__Problem statement__.
Return only the lines from the top of the data down to the one that holds "var yTicks = [0, 0.1, 0.2, 0.3, 0.4, 0.5, 0.6];", both included, without any pictures.

---------- Dataset extract ----------

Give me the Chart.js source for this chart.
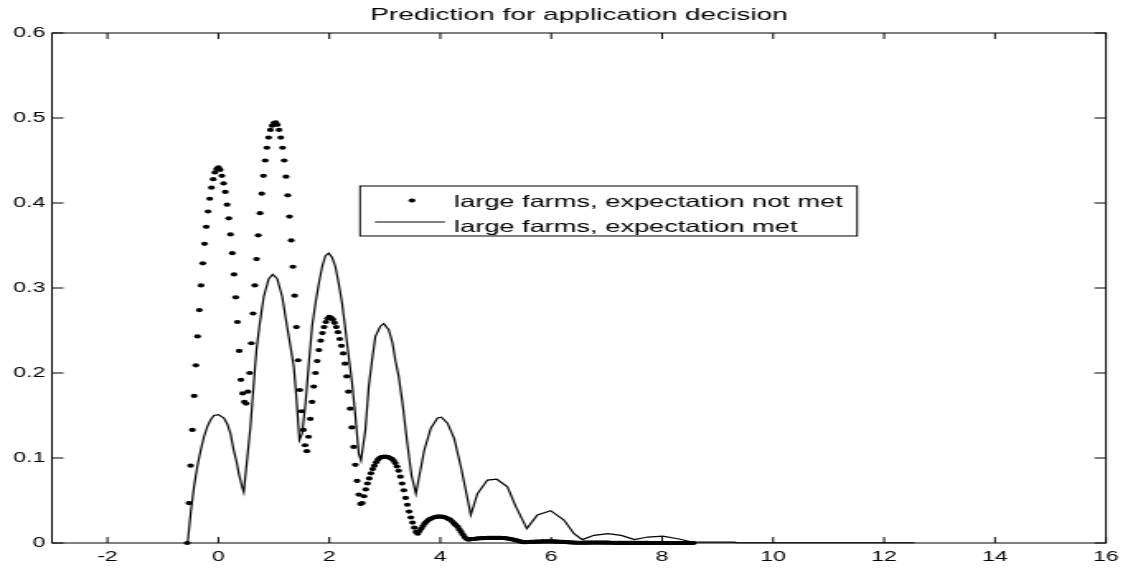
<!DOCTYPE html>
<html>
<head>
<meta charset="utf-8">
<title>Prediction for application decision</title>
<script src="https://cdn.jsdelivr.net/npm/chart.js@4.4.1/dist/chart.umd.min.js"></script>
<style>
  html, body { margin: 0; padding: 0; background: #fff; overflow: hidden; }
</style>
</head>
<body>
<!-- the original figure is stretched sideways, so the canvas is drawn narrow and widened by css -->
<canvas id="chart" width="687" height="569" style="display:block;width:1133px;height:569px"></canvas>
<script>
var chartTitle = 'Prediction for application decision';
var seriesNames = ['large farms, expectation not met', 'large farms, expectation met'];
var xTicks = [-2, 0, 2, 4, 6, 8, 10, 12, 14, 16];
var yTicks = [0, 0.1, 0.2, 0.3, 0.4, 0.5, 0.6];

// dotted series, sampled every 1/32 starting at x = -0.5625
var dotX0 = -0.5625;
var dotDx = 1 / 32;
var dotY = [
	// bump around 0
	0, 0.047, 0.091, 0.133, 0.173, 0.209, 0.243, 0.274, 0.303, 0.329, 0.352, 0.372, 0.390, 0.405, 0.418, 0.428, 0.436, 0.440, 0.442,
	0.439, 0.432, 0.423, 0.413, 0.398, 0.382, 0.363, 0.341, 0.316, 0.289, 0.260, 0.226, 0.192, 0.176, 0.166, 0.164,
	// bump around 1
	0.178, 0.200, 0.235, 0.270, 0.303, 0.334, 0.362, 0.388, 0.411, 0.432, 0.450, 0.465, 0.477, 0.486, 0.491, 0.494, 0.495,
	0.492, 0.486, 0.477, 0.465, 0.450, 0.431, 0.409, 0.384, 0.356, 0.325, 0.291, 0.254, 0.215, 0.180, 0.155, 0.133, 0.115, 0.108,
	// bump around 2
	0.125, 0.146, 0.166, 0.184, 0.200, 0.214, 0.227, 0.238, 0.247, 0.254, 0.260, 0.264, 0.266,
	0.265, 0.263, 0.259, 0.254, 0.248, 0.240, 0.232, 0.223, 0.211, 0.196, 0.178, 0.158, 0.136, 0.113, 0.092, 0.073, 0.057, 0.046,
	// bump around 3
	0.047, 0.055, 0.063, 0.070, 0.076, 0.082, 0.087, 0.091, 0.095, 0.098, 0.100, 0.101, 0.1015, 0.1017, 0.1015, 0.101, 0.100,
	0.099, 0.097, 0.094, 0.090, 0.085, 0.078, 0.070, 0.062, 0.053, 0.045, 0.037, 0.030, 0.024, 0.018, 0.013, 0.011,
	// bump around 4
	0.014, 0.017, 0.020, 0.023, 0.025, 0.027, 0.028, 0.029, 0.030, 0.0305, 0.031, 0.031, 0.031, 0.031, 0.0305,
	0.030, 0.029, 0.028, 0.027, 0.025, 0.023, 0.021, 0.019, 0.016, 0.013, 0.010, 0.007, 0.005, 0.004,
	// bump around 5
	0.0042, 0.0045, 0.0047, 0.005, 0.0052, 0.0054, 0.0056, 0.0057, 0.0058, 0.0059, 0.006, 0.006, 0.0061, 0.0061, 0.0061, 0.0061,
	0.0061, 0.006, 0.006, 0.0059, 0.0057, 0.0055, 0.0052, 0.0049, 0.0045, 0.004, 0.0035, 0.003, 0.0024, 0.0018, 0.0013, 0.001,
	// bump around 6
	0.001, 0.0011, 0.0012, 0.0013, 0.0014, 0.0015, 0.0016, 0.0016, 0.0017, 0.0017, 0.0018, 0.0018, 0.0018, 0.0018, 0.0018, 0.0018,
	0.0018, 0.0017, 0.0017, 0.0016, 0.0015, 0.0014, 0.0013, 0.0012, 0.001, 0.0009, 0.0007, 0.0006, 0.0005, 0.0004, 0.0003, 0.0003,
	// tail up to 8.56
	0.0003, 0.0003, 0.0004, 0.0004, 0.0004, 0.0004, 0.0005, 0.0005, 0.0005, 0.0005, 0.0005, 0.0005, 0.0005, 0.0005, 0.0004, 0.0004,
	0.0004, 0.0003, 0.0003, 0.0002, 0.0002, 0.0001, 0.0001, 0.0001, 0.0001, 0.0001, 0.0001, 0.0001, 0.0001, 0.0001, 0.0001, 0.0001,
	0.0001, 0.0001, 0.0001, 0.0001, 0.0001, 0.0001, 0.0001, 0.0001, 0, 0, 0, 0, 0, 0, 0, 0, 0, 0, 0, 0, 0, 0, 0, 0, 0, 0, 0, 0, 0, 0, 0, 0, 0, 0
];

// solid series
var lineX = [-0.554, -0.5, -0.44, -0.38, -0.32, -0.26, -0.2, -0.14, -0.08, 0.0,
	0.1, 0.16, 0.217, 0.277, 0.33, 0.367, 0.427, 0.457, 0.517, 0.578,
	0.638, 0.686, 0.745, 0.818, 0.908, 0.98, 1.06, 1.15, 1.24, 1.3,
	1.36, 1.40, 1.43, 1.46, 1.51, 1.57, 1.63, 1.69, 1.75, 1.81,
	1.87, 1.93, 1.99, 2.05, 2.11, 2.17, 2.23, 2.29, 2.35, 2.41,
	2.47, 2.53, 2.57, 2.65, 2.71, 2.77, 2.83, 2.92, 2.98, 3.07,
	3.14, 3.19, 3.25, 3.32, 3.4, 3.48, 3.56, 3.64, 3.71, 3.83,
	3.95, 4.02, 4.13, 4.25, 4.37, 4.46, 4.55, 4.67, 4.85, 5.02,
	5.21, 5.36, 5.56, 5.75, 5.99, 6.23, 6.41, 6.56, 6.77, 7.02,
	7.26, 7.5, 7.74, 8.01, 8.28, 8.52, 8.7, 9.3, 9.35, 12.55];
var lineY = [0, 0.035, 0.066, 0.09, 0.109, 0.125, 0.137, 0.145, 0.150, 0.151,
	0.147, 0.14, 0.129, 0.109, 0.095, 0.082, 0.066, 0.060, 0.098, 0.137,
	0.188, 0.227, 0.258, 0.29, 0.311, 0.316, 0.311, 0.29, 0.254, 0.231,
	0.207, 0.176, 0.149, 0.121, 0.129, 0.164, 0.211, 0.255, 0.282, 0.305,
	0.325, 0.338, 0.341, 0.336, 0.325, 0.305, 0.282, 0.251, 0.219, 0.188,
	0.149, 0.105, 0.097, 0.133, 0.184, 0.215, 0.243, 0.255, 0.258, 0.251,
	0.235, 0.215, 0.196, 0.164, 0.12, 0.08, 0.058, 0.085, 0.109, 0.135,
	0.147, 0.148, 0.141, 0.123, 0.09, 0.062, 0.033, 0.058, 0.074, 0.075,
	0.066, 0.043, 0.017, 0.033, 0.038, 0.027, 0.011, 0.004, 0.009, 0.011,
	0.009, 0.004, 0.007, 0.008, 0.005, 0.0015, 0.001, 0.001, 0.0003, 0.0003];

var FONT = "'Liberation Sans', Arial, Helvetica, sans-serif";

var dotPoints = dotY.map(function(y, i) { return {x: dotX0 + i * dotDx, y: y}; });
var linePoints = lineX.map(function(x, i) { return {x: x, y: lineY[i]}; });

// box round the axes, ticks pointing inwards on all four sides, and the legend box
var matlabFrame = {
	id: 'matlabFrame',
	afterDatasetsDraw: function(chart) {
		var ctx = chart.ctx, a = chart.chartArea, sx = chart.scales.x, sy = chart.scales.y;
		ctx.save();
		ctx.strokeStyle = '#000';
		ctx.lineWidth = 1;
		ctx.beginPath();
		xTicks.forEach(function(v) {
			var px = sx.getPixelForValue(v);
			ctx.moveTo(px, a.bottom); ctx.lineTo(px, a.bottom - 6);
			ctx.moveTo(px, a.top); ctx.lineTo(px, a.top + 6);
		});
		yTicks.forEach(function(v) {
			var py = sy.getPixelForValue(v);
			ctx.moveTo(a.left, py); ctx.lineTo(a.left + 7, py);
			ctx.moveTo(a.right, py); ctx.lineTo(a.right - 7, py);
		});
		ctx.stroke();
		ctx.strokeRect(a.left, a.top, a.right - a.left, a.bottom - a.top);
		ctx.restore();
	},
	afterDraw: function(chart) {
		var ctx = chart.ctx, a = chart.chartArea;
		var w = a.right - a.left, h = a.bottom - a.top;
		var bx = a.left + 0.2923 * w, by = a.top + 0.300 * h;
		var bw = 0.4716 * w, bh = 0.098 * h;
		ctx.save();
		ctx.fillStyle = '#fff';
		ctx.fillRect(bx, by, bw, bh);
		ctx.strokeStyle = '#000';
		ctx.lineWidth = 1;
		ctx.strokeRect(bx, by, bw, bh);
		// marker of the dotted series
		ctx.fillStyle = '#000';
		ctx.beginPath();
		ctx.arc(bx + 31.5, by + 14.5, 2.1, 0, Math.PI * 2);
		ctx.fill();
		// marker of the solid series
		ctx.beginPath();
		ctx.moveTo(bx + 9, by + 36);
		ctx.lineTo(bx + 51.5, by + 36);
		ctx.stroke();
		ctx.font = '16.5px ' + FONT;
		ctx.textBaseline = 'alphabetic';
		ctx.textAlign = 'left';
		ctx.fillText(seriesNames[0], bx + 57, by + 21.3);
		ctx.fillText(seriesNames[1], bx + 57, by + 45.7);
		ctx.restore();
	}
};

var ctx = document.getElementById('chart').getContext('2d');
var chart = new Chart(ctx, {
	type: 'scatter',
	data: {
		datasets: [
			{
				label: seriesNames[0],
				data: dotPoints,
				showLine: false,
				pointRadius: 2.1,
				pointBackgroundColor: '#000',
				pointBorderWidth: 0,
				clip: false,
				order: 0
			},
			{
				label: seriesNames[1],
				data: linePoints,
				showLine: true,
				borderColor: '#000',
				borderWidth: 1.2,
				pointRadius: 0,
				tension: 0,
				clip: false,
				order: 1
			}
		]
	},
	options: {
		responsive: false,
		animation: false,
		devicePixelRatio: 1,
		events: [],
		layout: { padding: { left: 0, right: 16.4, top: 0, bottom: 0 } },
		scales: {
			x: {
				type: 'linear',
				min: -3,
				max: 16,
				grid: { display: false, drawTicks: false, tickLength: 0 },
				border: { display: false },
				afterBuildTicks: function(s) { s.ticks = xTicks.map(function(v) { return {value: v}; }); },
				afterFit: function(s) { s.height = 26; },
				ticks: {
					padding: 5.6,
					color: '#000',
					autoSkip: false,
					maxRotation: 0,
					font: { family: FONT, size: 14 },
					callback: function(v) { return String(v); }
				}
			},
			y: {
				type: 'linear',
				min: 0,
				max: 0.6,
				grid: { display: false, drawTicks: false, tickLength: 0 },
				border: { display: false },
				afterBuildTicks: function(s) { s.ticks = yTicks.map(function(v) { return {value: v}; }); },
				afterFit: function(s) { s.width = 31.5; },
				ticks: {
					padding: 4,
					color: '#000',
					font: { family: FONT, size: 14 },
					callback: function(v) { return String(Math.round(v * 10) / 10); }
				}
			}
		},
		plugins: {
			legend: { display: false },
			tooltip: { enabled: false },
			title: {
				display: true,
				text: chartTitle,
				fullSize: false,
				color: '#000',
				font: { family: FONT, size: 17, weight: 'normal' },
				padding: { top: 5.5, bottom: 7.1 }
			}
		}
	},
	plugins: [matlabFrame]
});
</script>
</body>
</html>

----------

__Output of the exercise__.
Give me the Chart.js source for this chart.
<!DOCTYPE html>
<html>
<head>
<meta charset="utf-8">
<title>Prediction for application decision</title>
<script src="https://cdn.jsdelivr.net/npm/chart.js@4.4.1/dist/chart.umd.min.js"></script>
<style>
  html, body { margin: 0; padding: 0; background: #fff; overflow: hidden; }
</style>
</head>
<body>
<!-- the original figure is stretched sideways, so the canvas is drawn narrow and widened by css -->
<canvas id="chart" width="687" height="569" style="display:block;width:1133px;height:569px"></canvas>
<script>
var chartTitle = 'Prediction for application decision';
var seriesNames = ['large farms, expectation not met', 'large farms, expectation met'];
var xTicks = [-2, 0, 2, 4, 6, 8, 10, 12, 14, 16];
var yTicks = [0, 0.1, 0.2, 0.3, 0.4, 0.5, 0.6];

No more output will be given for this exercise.